## The problem
Leave out the pictures and repeat the rest of the material exactly.

## Information provided
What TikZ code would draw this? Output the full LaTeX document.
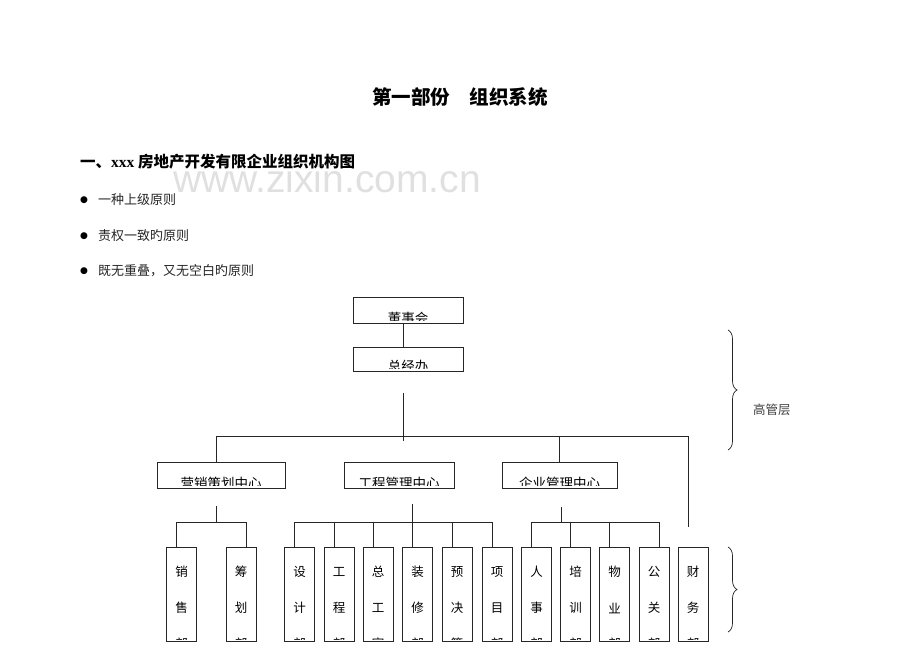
\documentclass[tikz,border=0pt]{standalone}
\usepackage{fontspec}
\setmainfont{Liberation Serif}
\newfontfamily\cjk{Noto Sans CJK SC}
\newfontfamily\wmfont{Liberation Sans}
\newfontfamily\symfont{DejaVu Sans}
\usetikzlibrary{positioning,decorations.pathreplacing}

\tikzset{
  conn/.style={draw=black!85, line width=0.8pt},
  topbox/.style={draw=black!85, line width=0.8pt, inner sep=0pt,
    minimum width=110pt, minimum height=25pt},
  midbox/.style={draw=black!85, line width=0.8pt, inner sep=0pt,
    minimum height=26pt},
  deptbox/.style={draw=black!85, line width=0.8pt, inner sep=0pt,
    minimum width=30pt, minimum height=94pt},
  % text whose lower part is hidden by the box
  cut/.style={path picture={
    \clip (path picture bounding box.north west)
      rectangle ([yshift=2.5pt]path picture bounding box.south east);
    \node[inner sep=0pt, font=\cjk\fontsize{13.5}{13.5}\selectfont]
      at ([yshift=5pt]path picture bounding box.south) {#1};}},
  col/.style n args={3}{path picture={
    \clip (path picture bounding box.north west)
      rectangle ([yshift=2pt]path picture bounding box.south east);
    \node[inner sep=0pt, font=\cjk\fontsize{12.5}{12.5}\selectfont]
      at ([yshift=-25pt]path picture bounding box.north) {#1};
    \node[inner sep=0pt, font=\cjk\fontsize{12.5}{12.5}\selectfont]
      at ([yshift=-61pt]path picture bounding box.north) {#2};
    \node[inner sep=0pt, font=\cjk\fontsize{12.5}{12.5}\selectfont]
      at ([yshift=-97pt]path picture bounding box.north) {#3};}},
  bul/.style={inner sep=0pt, font=\symfont\fontsize{9}{9}\selectfont},
  item/.style={inner sep=0pt, anchor=west, text=black!85,
    font=\cjk\fontsize{13}{13}\selectfont},
  layer/.style={draw=black!85, line width=0.7pt,
    decorate, decoration={brace, amplitude=9pt}}
}

\begin{document}
\begin{tikzpicture}[x=1pt, y=-1pt]
  \useasboundingbox (0,0) rectangle (920,651);

  % watermark
  \node[inner sep=0pt, text=black!12, font=\wmfont\fontsize{39}{39}\selectfont]
    (wm) at (327,179) {www.zixin.com.cn};

  % heading
  \node[inner sep=0pt, font=\cjk\bfseries\fontsize{19.5}{19.5}\selectfont]
    (title) at (460,97) {第一部份\quad 组织系统};
  \node[inner sep=0pt, anchor=west, font=\cjk\bfseries\fontsize{15.5}{15.5}\selectfont]
    (sec) at (80,162) {一、{\rmfamily\bfseries xxx} 房地产开发有限企业组织机构图};

  \node[bul] (b1) at (84,200) {●};
  \node[item] (i1) at (98,200) {一种上级原则};
  \node[bul] (b2) at (84,236) {●};
  \node[item] (i2) at (98,236) {责权一致旳原则};
  \node[bul] (b3) at (84,271) {●};
  \node[item] (i3) at (98,271) {既无重叠，又无空白旳原则};

  % top
  \node[topbox, minimum height=26pt, cut=董事会] (board) at (408,310) {};
  \node[topbox, minimum height=24pt, cut=总经办] (exec) at (408,359) {};
  \draw[conn] ([xshift=-5pt]board.south) -- ([xshift=-5pt]exec.north);
  \coordinate (t1) at (403,393);
  \coordinate (t2) at (403,441);
  \draw[conn] (t1) -- (t2);

  % centres
  \node[midbox, minimum width=128pt, cut=营销策划中心] (mkt) at (221,475) {};
  \node[midbox, minimum width=110pt, cut=工程管理中心] (eng) at (399,475) {};
  \node[midbox, minimum width=115pt, cut=企业管理中心] (ent) at (559.5,475) {};

  % departments
  \node[deptbox, col={销}{售}{部}] (sale) at (181.5,594) {};
  \node[deptbox, col={筹}{划}{部}] (plan) at (241,594) {};
  \foreach \n/\x/\a/\b/\c in {des/299.5/设/计/部, engd/339/工/程/部,
      chief/378/总/工/室, deco/417.5/装/修/部, budget/457/预/决/算,
      proj/497/项/目/部, hr/536.5/人/事/部, train/575.5/培/训/部,
      prop/614.5/物/业/部, pr/654/公/关/部, fin/693/财/务/部}
    \node[deptbox, col={\a}{\b}{\c}] (\n) at (\x,594) {};

  % first level lines
  \coordinate (finend) at (688,527);
  \draw[conn] ([xshift=-5pt]mkt.north) -- ++(0,-25) -| (finend);
  \draw[conn] (ent.north) -- ++(0,-25);

  % marketing
  \coordinate (m1) at (216,506);
  \coordinate (m2) at (216,522);
  \draw[conn] (m1) -- (m2);
  \draw[conn] ([xshift=-5pt]sale.north) -- ++(0,-24) -| ([xshift=5pt]plan.north);

  % engineering
  \draw[conn] ([xshift=-5pt]des.north) -- ++(0,-24) -| ([xshift=-5pt]proj.north);
  \foreach \n in {engd,chief,budget}
    \draw[conn] ([xshift=-5pt]\n.north) -- ++(0,-24);
  \draw[conn] ([xshift=-5pt]deco.north) -- ++(0,-43);

  % enterprise
  \coordinate (e1) at (561,507);
  \coordinate (e2) at (561,522);
  \draw[conn] (e1) -- (e2);
  \draw[conn] ([xshift=-5pt]hr.north) -- ++(0,-24) -| ([xshift=5pt]pr.north);
  \foreach \n in {train,prop}
    \draw[conn] ([xshift=-5pt]\n.north) -- ++(0,-24);

  % layers
  \coordinate (br1) at (728,330);
  \coordinate (br2) at (728,450);
  \coordinate (br3) at (728,547);
  \coordinate (br4) at (728,632);
  \draw[layer] (br1) -- (br2);
  \draw[layer] (br3) -- (br4);
  \node[inner sep=0pt, anchor=west, text=black!75,
    font=\cjk\fontsize{12.5}{12.5}\selectfont] (top) at (753,410) {高管层};
\end{tikzpicture}
\end{document}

## Reply to the exercise
What TikZ code would draw this? Output the full LaTeX document.
\documentclass[tikz,border=0pt]{standalone}
\usepackage{fontspec}
\setmainfont{Liberation Serif}
\newfontfamily\cjk{Noto Sans CJK SC}
\newfontfamily\wmfont{Liberation Sans}
\newfontfamily\symfont{DejaVu Sans}
\usetikzlibrary{positioning,decorations.pathreplacing}

\tikzset{
  conn/.style={draw=black!85, line width=0.8pt},
  topbox/.style={draw=black!85, line width=0.8pt, inner sep=0pt,
    minimum width=110pt, minimum height=25pt},
  midbox/.style={draw=black!85, line width=0.8pt, inner sep=0pt,
    minimum height=26pt},
  deptbox/.style={draw=black!85, line width=0.8pt, inner sep=0pt,
    minimum width=30pt, minimum height=94pt},
  % text whose lower part is hidden by the box
  cut/.style={path picture={
    \clip (path picture bounding box.north west)
      rectangle ([yshift=2.5pt]path picture bounding box.south east);
    \node[inner sep=0pt, font=\cjk\fontsize{13.5}{13.5}\selectfont]
      at ([yshift=5pt]path picture bounding box.south) {#1};}},
  col/.style n args={3}{path picture={
    \clip (path picture bounding box.north west)
      rectangle ([yshift=2pt]path picture bounding box.south east);
    \node[inner sep=0pt, font=\cjk\fontsize{12.5}{12.5}\selectfont]
      at ([yshift=-25pt]path picture bounding box.north) {#1};
    \node[inner sep=0pt, font=\cjk\fontsize{12.5}{12.5}\selectfont]
      at ([yshift=-61pt]path picture bounding box.north) {#2};
    \node[inner sep=0pt, font=\cjk\fontsize{12.5}{12.5}\selectfont]
      at ([yshift=-97pt]path picture bounding box.north) {#3};}},
  bul/.style={inner sep=0pt, font=\symfont\fontsize{9}{9}\selectfont},
  item/.style={inner sep=0pt, anchor=west, text=black!85,
    font=\cjk\fontsize{13}{13}\selectfont},
  layer/.style={draw=black!85, line width=0.7pt,
    decorate, decoration={brace, amplitude=9pt}}
}

\begin{document}
\begin{tikzpicture}[x=1pt, y=-1pt]
  \useasboundingbox (0,0) rectangle (920,651);

  % watermark
  \node[inner sep=0pt, text=black!12, font=\wmfont\fontsize{39}{39}\selectfont]
    (wm) at (327,179) {www.zixin.com.cn};

  % heading
  \node[inner sep=0pt, font=\cjk\bfseries\fontsize{19.5}{19.5}\selectfont]
    (title) at (460,97) {第一部份\quad 组织系统};
  \node[inner sep=0pt, anchor=west, font=\cjk\bfseries\fontsize{15.5}{15.5}\selectfont]
    (sec) at (80,162) {一、{\rmfamily\bfseries xxx} 房地产开发有限企业组织机构图};

  \node[bul] (b1) at (84,200) {●};
  \node[item] (i1) at (98,200) {一种上级原则};
  \node[bul] (b2) at (84,236) {●};
  \node[item] (i2) at (98,236) {责权一致旳原则};
  \node[bul] (b3) at (84,271) {●};
  \node[item] (i3) at (98,271) {既无重叠，又无空白旳原则};

  % top
  \node[topbox, minimum height=26pt, cut=董事会] (board) at (408,310) {};
  \node[topbox, minimum height=24pt, cut=总经办] (exec) at (408,359) {};
  \draw[conn] ([xshift=-5pt]board.south) -- ([xshift=-5pt]exec.north);
  \coordinate (t1) at (403,393);
  \coordinate (t2) at (403,441);
  \draw[conn] (t1) -- (t2);

  % centres
  \node[midbox, minimum width=128pt, cut=营销策划中心] (mkt) at (221,475) {};
  \node[midbox, minimum width=110pt, cut=工程管理中心] (eng) at (399,475) {};
  \node[midbox, minimum width=115pt, cut=企业管理中心] (ent) at (559.5,475) {};

  % departments
  \node[deptbox, col={销}{售}{部}] (sale) at (181.5,594) {};
  \node[deptbox, col={筹}{划}{部}] (plan) at (241,594) {};
  \foreach \n/\x/\a/\b/\c in {des/299.5/设/计/部, engd/339/工/程/部,
      chief/378/总/工/室, deco/417.5/装/修/部, budget/457/预/决/算,
      proj/497/项/目/部, hr/536.5/人/事/部, train/575.5/培/训/部,
      prop/614.5/物/业/部, pr/654/公/关/部, fin/693/财/务/部}
    \node[deptbox, col={\a}{\b}{\c}] (\n) at (\x,594) {};

  % first level lines
  \coordinate (finend) at (688,527);
  \draw[conn] ([xshift=-5pt]mkt.north) -- ++(0,-25) -| (finend);
  \draw[conn] (ent.north) -- ++(0,-25);

  % marketing
  \coordinate (m1) at (216,506);
  \coordinate (m2) at (216,522);
  \draw[conn] (m1) -- (m2);
  \draw[conn] ([xshift=-5pt]sale.north) -- ++(0,-24) -| ([xshift=5pt]plan.north);

  % engineering
  \draw[conn] ([xshift=-5pt]des.north) -- ++(0,-24) -| ([xshift=-5pt]proj.north);
  \foreach \n in {engd,chief,budget}
    \draw[conn] ([xshift=-5pt]\n.north) -- ++(0,-24);
  \draw[conn] ([xshift=-5pt]deco.north) -- ++(0,-43);

  % enterprise
  \coordinate (e1) at (561,507);
  \coordinate (e2) at (561,522);
  \draw[conn] (e1) -- (e2);
  \draw[conn] ([xshift=-5pt]hr.north) -- ++(0,-24) -| ([xshift=5pt]pr.north);
  \foreach \n in {train,prop}
    \draw[conn] ([xshift=-5pt]\n.north) -- ++(0,-24);

  % layers
  \coordinate (br1) at (728,330);
  \coordinate (br2) at (728,450);
  \coordinate (br3) at (728,547);
  \coordinate (br4) at (728,632);
  \draw[layer] (br1) -- (br2);
  \draw[layer] (br3) -- (br4);
  \node[inner sep=0pt, anchor=west, text=black!75,
    font=\cjk\fontsize{12.5}{12.5}\selectfont] (top) at (753,410) {高管层};
\end{tikzpicture}
\end{document}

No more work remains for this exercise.